Scaling Behavior of Single LLM-Driven Multi-Agent Systems
The burgeoning field of LLM-based Multi- Agent Systems (MAS) promises to tackle complex tasks through collaborative intelligence, yet fundamental questions regarding their scaling behavior and intrinsic collective dynamics remain underexplored. This paper systematically investigates how the performance of a homogeneous MAS evolves as the number of agents increases, isolating the variable of collaboration from model or knowledge heterogeneity. We propose the Sequential Iterative Multi-Agent System (SIMAS) framework, a minimalist architecture centered on sequential inter-agent communication, to clearly observe scaling effects. Through extensive experiments across diverse tasks and model scales, we establish that MAS performance does not scale monotonically with agent count but follows a pattern of diminishing returns, governed by a trade-off between collaborative synergy and coordination overhead. Our findings reveal that effective MAS requires a sufficiently capable base LLM, that task type critically modulates the optimal agent count, and that collective intelligence is an emergent property contingent on strategic interaction design rather than a guaranteed outcome of agent plurality.
Introduction. In recent years, Large Language Models (LLMs) have demonstrated remarkable capabilities in text generation, complex reasoning, and decisionmaking, establishing themselves as the core foundation for constructing intelligent systems, often referred to as "agents". Though individual agent has exhibited excellent problem-solving ability in expansive fields with performance enhanced—for instance, through Chain-of-Thought (CoT) prompting (Wei et al., 2022) to elicit step-by-step reasoning, or by enabling models to leverage external APIs via frameworks like Toolformer (Schick et al., 2023), however, many real-world challenges, such as sophisticated software development or multifaceted problem-solving, inherently require collaborative efforts. This necessity has driven the emergence of LLM-based Multi-Agent Systems (MAS), a field that has rapidly evolved from early exploratory frameworks to complex systems (Xi et al., 2023; Luo et al., 2025), where multiple agents interact to achieve common goals.
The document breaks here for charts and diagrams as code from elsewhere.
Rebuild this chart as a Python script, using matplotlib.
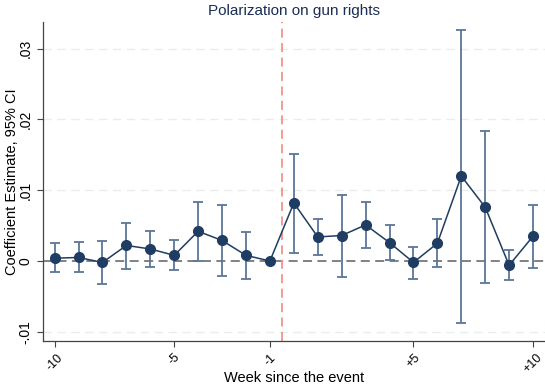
import matplotlib
matplotlib.use("Agg")
import matplotlib.pyplot as plt
import numpy as np

plt.rcParams['font.family'] = ['Liberation Sans', 'DejaVu Sans']

weeks = [-10, -9, -8, -7, -6, -5, -4, -3, -2, -1, 0, 1, 2, 3, 4, 5, 6, 7, 8, 9, 10]
coef = [0.0004, 0.0005, -0.0002, 0.0022, 0.0017, 0.0008, 0.0042, 0.0029, 0.0008, 0.0,
        0.0082, 0.0034, 0.0036, 0.0051, 0.0026, -0.0002, 0.0025, 0.0120, 0.0076, -0.0006, 0.0035]
upper = [0.0025, 0.0027, 0.0028, 0.0054, 0.0042, 0.0029, 0.0083, 0.0079, 0.0041, 0.0,
         0.0151, 0.0059, 0.0093, 0.0083, 0.0051, 0.0020, 0.0059, 0.0326, 0.0183, 0.0016, 0.0079]
lower = [-0.0016, -0.0016, -0.0032, -0.0011, -0.0009, -0.0013, 0.0000, -0.0021, -0.0025, 0.0,
         0.0011, 0.0008, -0.0022, 0.0018, 0.0001, -0.0025, -0.0008, -0.0087, -0.0031, -0.0027, -0.0010]
xticks = [-10, -5, -1, 5, 10]
xticklabels = ['-10', '-5', '-1', '+5', '+10']
yticks = [-0.01, 0, 0.01, 0.02, 0.03]
yticklabels = ['-.01', '0', '.01', '.02', '.03']
event_x = -0.5

navy = '#1f3d63'
bar_c = '#5b7698'

fig = plt.figure(figsize=(5.45, 3.88), dpi=100)
ax = fig.add_axes([0.0783, 0.1211, 0.9217, 0.8229])

x = np.array(weeks)
c = np.array(coef)
u = np.array(upper)
l = np.array(lower)

for yt in yticks:
    if yt != 0:
        ax.axhline(yt, color='#e8eeec', lw=1.0, ls=(0, (6, 4)), zorder=0)
ax.axhline(0, color='#777777', lw=1.3, ls=(0, (5, 3)), zorder=1)
ax.axvline(event_x, color='#f0948c', lw=1.3, ls=(0, (5, 3)), zorder=1)

mask = ~((u == 0) & (l == 0))
ax.errorbar(x[mask], c[mask], yerr=[c[mask] - l[mask], u[mask] - c[mask]], fmt='none',
            ecolor=bar_c, elinewidth=1.3, capsize=3.5, capthick=1.3, zorder=2)
ax.plot(x, c, color=navy, lw=1.1, marker='o', ms=7, mfc=navy, mec=navy, zorder=3)

ax.set_xlim(-10.5, 10.5)
ax.set_ylim(-0.0113, 0.0338)
ax.set_xticks(xticks)
ax.set_xticklabels(xticklabels, rotation=45, ha='center', va='top', fontsize=9)
ax.set_yticks(yticks)
ax.set_yticklabels(yticklabels, rotation=90, va='center', fontsize=10)
ax.tick_params(axis='both', direction='out', length=4, color='#444444', width=0.8)
for s in ['top', 'right']:
    ax.spines[s].set_visible(False)
for s in ['left', 'bottom']:
    ax.spines[s].set_color('#444444')
    ax.spines[s].set_linewidth(0.9)

ax.set_title('Polarization on gun rights', fontsize=11, color='#1a2d55', pad=5)
ax.set_xlabel('Week since the event', fontsize=10.5)
ax.set_ylabel('Coefficient Estimate, 95% CI', fontsize=10.5)
ax.xaxis.set_label_coords(0.5, -0.116)
ax.xaxis.label.set_va('center')
ax.yaxis.set_label_coords(-0.061, 0.5)
ax.yaxis.label.set_va('center')

fig.savefig('out.png', dpi=100)
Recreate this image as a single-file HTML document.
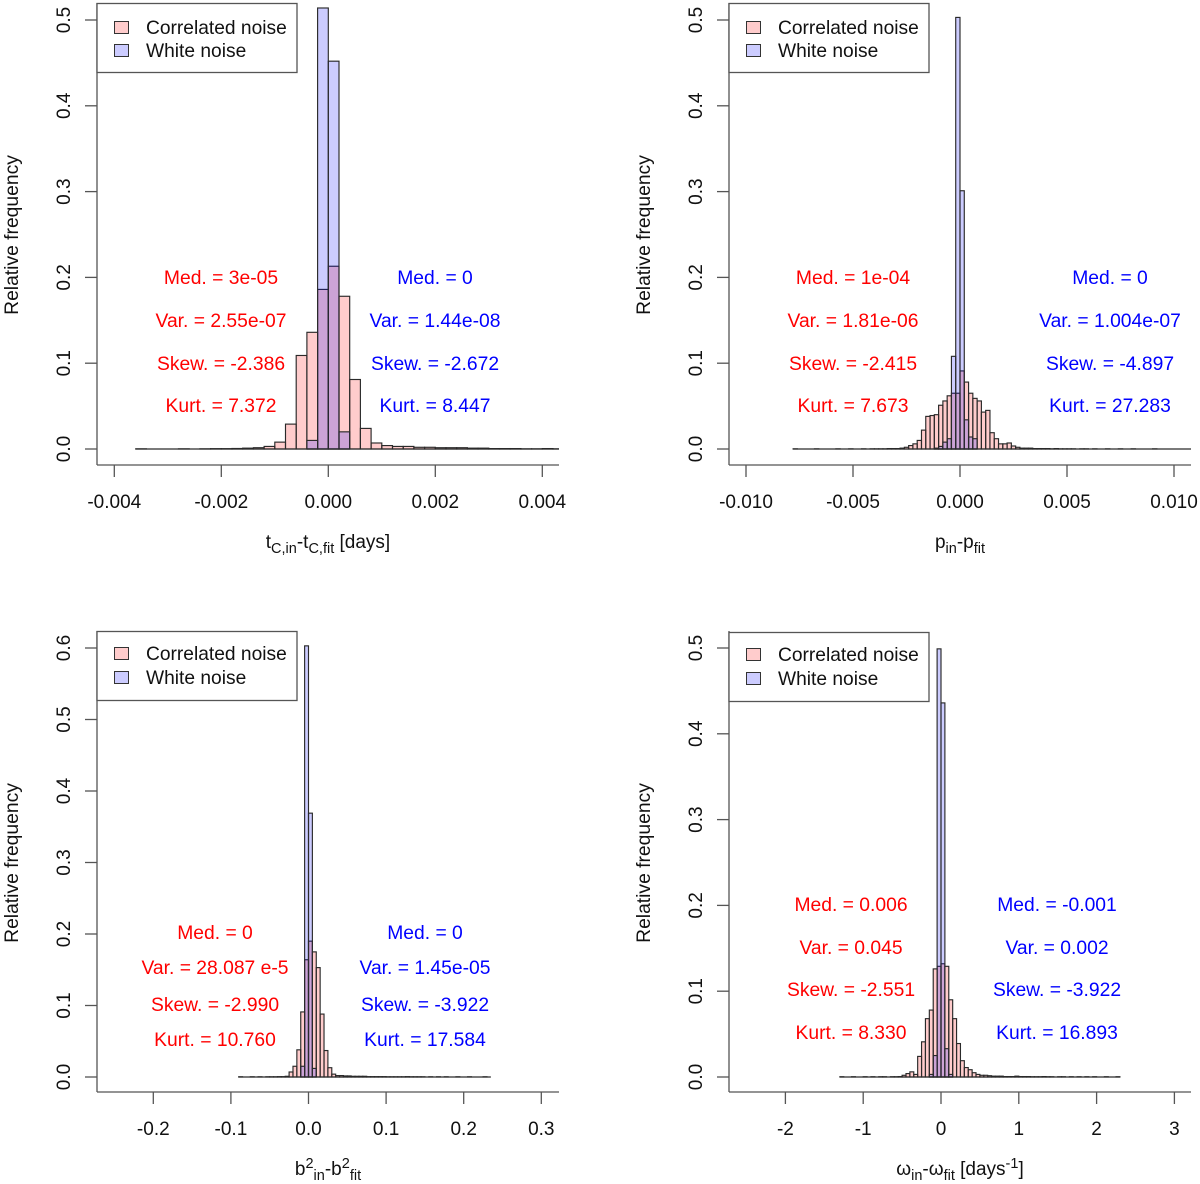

Discussion / Conclusion. This work systematically demonstrates that LLMbased Multi-Agent System performance does not scale linearly with agent count but exhibits a pattern of diminishing returns. Effective collaboration first requires a sufficiently capable base LLM. The optimal number of agents is a critical design parameter, heavily dependent on task type and model architecture, balancing synergy against overhead. The performance degradations derived from collaboration overhead generalizes across interaction architectures. Crucially, collective intelligence is not an automatic outcome of adding agents but an emergent property contingent on deliberate interaction design. Without architectural support for synthesis and refinement, multi-agent dialogue risks inefficiency. Future MAS development must therefore prioritize designing adaptive, task-aware collaboration protocols over simply increasing agent plurality.